La docteur Woodcock et la tentative du FDA pour freiner l'abus des droguesdcock ea tentativ

It’s practically a thankless job. Worse than that, the good people at the United States Food and Drug Administration are frequently under pressure from all sides of many a heated debate. Patent holders want to sell more drugs and prefer that the FDA make all plants illegal. Well-intentioned promoters of natural health like Dr. Mercola and others regularly accuse the FDA of only looking out for the interest of Big Pharma. Some bureaucrats are innocently stuck in the crossfire.

The government does seem to push the patented synthetic drugs–each with its own unenviable list of horrible side effects–when there are certainly better, less harmful solutions out there. But certainly not all of its officers are corrupt. Let us not lose sight of the fact that  the FDA is charged with no easy task. And let us never be slow to recognize the great work of the few outstanding officials that are legitimately fighting for the health and wellness of all.

Dr. Janet Woodcock, director of the FDA’s Center for Drug Evaluation and Research, well deserves a round of applause for her efforts to reduce the number of fatal drug overdoses in the United States and beyond.

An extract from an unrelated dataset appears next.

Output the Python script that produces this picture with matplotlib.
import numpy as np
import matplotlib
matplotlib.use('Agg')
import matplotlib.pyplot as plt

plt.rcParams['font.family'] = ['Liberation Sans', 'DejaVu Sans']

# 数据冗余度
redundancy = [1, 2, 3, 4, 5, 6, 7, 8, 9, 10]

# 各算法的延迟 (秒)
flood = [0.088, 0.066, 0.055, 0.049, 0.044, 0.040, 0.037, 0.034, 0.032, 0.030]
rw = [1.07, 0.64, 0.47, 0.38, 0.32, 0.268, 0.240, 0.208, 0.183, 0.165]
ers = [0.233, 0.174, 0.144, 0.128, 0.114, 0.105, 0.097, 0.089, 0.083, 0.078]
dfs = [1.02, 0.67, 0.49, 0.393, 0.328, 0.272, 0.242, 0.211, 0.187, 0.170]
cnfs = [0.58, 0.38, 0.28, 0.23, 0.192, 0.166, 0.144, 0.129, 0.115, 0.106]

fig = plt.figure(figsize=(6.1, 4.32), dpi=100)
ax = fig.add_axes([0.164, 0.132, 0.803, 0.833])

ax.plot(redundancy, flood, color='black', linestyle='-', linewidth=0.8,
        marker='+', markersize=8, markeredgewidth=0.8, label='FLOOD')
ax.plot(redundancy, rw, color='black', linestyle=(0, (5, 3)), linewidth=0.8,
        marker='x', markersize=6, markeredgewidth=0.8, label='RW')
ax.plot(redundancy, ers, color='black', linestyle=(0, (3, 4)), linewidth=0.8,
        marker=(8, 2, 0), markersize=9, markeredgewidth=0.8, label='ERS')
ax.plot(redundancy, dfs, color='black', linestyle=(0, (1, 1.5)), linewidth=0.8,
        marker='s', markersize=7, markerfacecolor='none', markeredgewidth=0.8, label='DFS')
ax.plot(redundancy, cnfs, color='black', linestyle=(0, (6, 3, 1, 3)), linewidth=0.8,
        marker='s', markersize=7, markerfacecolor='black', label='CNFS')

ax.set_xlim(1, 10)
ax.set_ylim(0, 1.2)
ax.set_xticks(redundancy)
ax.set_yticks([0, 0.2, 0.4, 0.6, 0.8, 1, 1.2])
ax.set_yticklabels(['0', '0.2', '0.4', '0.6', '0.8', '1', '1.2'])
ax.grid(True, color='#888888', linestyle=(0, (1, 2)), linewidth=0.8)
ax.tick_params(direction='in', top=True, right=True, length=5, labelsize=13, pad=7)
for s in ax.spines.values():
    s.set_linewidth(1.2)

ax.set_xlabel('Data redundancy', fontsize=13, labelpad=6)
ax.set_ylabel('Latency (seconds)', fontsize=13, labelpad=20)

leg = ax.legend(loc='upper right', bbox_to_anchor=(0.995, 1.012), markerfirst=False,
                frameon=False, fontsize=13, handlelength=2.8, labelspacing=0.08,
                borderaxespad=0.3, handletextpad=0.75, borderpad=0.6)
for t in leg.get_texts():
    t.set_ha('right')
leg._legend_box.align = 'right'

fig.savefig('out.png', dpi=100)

Roughly 22,000 Americans die each year due to drug overdoses. And federal data confirms that prescription drugs cause a full 75% of these deaths, roughly 16,500. Also, the number of deaths from opioids has increased by 400% since 1999. Dr. Woodcock has recommended a measure that will surely reduce the number of opiate overdoses: tighter controls on the most commonly-prescribed opioid, hydrocodone. Specifically, Dr. Woodcock recommends raising hydrocodone up one class level, from “Schedule 3” to “Schedule 2”.

Controlled Drugs are divided into five schedules, based on their medical use and their potential for abuse and addiction. These schedules are enforced by the D.E.A.

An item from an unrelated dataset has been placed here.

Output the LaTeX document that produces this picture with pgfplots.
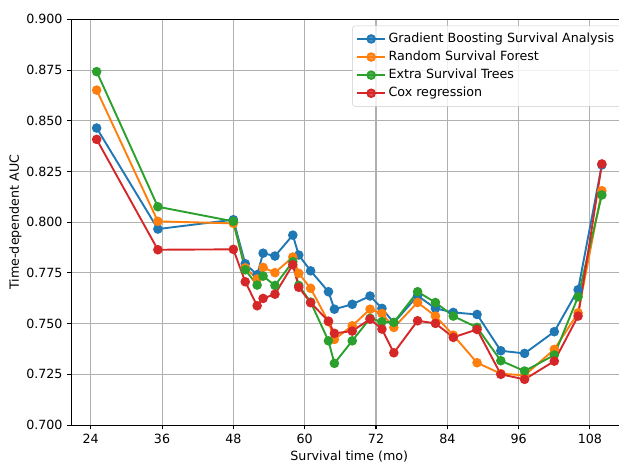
\documentclass[border=0pt]{standalone}
\usepackage{fontspec}
\setmainfont{DejaVu Sans}
\usepackage{pgfplots}
\pgfplotsset{compat=1.18}

\definecolor{steelblue31119180}{RGB}{31,119,180}
\definecolor{darkorange25512714}{RGB}{255,127,14}
\definecolor{forestgreen4416044}{RGB}{44,160,44}
\definecolor{crimson2143940}{RGB}{214,39,40}
\definecolor{darkgray176}{RGB}{176,176,176}
\definecolor{lightgray204}{RGB}{204,204,204}

\begin{document}
\begin{tikzpicture}

\begin{axis}[
scale only axis,
width=439pt, height=320.5pt,
xmin=20.75, xmax=114.25,
ymin=0.7, ymax=0.9,
xtick={24,36,48,60,72,84,96,108},
ytick={0.7,0.725,0.75,0.775,0.8,0.825,0.85,0.875,0.9},
yticklabel style={/pgf/number format/.cd,fixed,fixed zerofill,precision=3},
/pgf/number format/assume math mode=true,
tick align=outside,
tick pos=left,
major tick length=3.5pt,
every tick/.style={black, line width=0.8pt},
axis line style={line width=0.8pt},
xmajorgrids, ymajorgrids,
grid style={darkgray176, line width=0.8pt},
tick label style={font=\fontsize{10}{12}\selectfont},
label style={font=\fontsize{10}{12}\selectfont},
xlabel={Survival time (mo)},
ylabel={Time-dependent AUC},
xlabel style={at={(rel axis cs:0.5,-0.0780)}, anchor=center},
ylabel style={at={(rel axis cs:-0.101,0.5)}, anchor=center},
legend cell align={left},
legend style={
  at={(0.9887,0.9845)}, anchor=north east,
  draw=lightgray204, fill=white, fill opacity=0.8, text opacity=1,
  rounded corners=2pt,
  font=\fontsize{10}{12}\selectfont,
  nodes={inner sep=2pt, text height=7.5pt, text depth=2.2pt},
  row sep=0.6pt,
  inner xsep=3pt, inner ysep=3.5pt
},
legend image code/.code={
  \draw[mark repeat=2,mark phase=2,#1] plot coordinates {(0pt,0pt) (11pt,0pt) (22pt,0pt)};
},
every axis plot/.append style={line width=1.5pt, mark=*, mark size=3pt, mark options={solid}}
]
\addplot [steelblue31119180] table {%
25 0.8464
35.3 0.7966
48 0.8012
50 0.7795
52 0.7741
53 0.7847
55 0.7833
58 0.7936
59 0.7838
61 0.7760
64 0.7657
65 0.7571
68 0.7595
71 0.7636
73 0.7575
75 0.7504
79 0.7637
82 0.7575
85 0.7555
89 0.7545
93 0.7366
97 0.7353
102 0.7460
106 0.7667
110 0.8282
};
\addlegendentry{Gradient Boosting Survival Analysis}
\addplot [darkorange25512714] table {%
25 0.8651
35.3 0.8004
48 0.7994
50 0.7775
52 0.7720
53 0.7777
55 0.7751
58 0.7828
59 0.7748
61 0.7674
64 0.7509
65 0.7422
68 0.7489
71 0.7571
73 0.7550
75 0.7481
79 0.7604
82 0.7537
85 0.7443
89 0.7307
93 0.7253
97 0.7245
102 0.7373
106 0.7553
110 0.8155
};
\addlegendentry{Random Survival Forest}
\addplot [forestgreen4416044] table {%
25 0.8742
35.3 0.8076
48 0.8004
50 0.7765
52 0.7690
53 0.7734
55 0.7688
58 0.7805
59 0.7688
61 0.7606
64 0.7415
65 0.7304
68 0.7415
71 0.7526
73 0.7509
75 0.7506
79 0.7657
82 0.7604
85 0.7537
89 0.7481
93 0.7317
97 0.7266
102 0.7345
106 0.7632
110 0.8134
};
\addlegendentry{Extra Survival Trees}
\addplot [crimson2143940] table {%
25 0.8408
35.3 0.7864
48 0.7866
50 0.7706
52 0.7588
53 0.7624
55 0.7645
58 0.7790
59 0.7679
61 0.7603
64 0.7512
65 0.7452
68 0.7463
71 0.7522
73 0.7473
75 0.7356
79 0.7514
82 0.7501
85 0.7432
89 0.7471
93 0.7250
97 0.7225
102 0.7315
106 0.7537
110 0.8287
};
\addlegendentry{Cox regression}
\coordinate (bbBL) at (rel axis cs:-0.1285,-0.0912);
\coordinate (bbTR) at (rel axis cs:0.9854,1.0476);
\end{axis}

\pgfresetboundingbox
\useasboundingbox (bbBL) rectangle (bbTR);
\end{tikzpicture}
\end{document}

  1. Schedule I includes the drugs with a high potential for abuse that cannot be legally prescribed. Included are Heroin, LSD, Ecstasy and (absurdly) Cannabis.
  2. Schedule II lists the drugs with the most potential for abuse, but can be legally prescribed. Included in Schedule II are: Cocaine, Morphine, Oxycodone, Methadone, and Ritalin.
  3. Schedule III controlled drugs are considered less dangerous than the above lists, and are among the most available to abusers. Roughly 70% of opioid prescriptions contain hydrocodone, which is currently classified under Schedule III.
  4. Schedule IV includes Xanax and Valium.
  5. Schedule V drugs include tiny doses of narcotics, for relief of diarrhea, cough, etc.

The drugs that contain a combination of hydrocodone and a painkiller like acetaminophen or aspirin are most frequently prescribed to treat pain from injuries, arthritis, and dental extractions. Most patients take such medications for just fourteen days, while the law currently allows that a six-month supply be given to such patients, and the excess (up to 92.3%) is often sold on the black market to abusers.

In 2011, the government estimates that 131 million prescriptions for hydrocodone-containing medications were written for 47 million patients. That’s around five billion pills.  If patients only use 7.7% of the maximum allowable dose, the 92.3% surplus would leave up to 4,615,000,000 (4.6 billion) extra pills ‘on the street’. And that is one staggering figure that surely contributes to the thousands of accidental deaths by drug overdose.

Dr. Woodcock‘s recommendation to reclassify the drugs containing hydrocodone as Schedule II would reduce the maximum prescription to three months. If the patient still requires the drug, his or her doctor must then write a new prescription. Although this recommendation seems abundantly reasonable (and the D.E.A. appears to be on-board since last decade), it does not go into effect without the rubber stamp of  the Department of Health and Human Services. Even if the bureaucracy finally comes to its senses, expect the approval to take several months.

And expect the drug pushers to do everything in their power to halt the measure. The  American Medical Association, the National Community Pharmacists Association and other drug lobbyists are citing “significant hardships and delayed relief for vulnerable patients”.

Dr. Woodcock said that F.D.A. is aware that the rescheduling will affect some patients. But the impact on public health caused by the abuse of the drugs had reached a tipping point. “These are very difficult trade-offs that our society has to make,” she said. “The reason we approve these drugs is for people in pain. But we can’t ignore the epidemic on the other side.”

The epidemic that she is referring to, is the needless death of thousands of Americans per year. Let’s do the math together, based on the official government estimates:

22,000 deaths by drug overdoses per year.

75% of these are by prescription drugs = 16,500, of which Opiates account for the largest portion.

Roughly 70% of the opiates contain the target hydrocodone = 11,550

Since we are not eliminating this drug, but rather, simply going to check in with patients two extra times per year, it is probably unrealistic that we could eliminate all 11,550 needless deaths per year. But I would venture a guess that Dr. Woodcock’s recommendation may save upwards of 5,000 lives per year.

Dr. Woodcock correctly pointed out that “If you are needing chronic therapy of this magnitude,” she said, “you should be seeing your prescriber… after three months, rather than six.”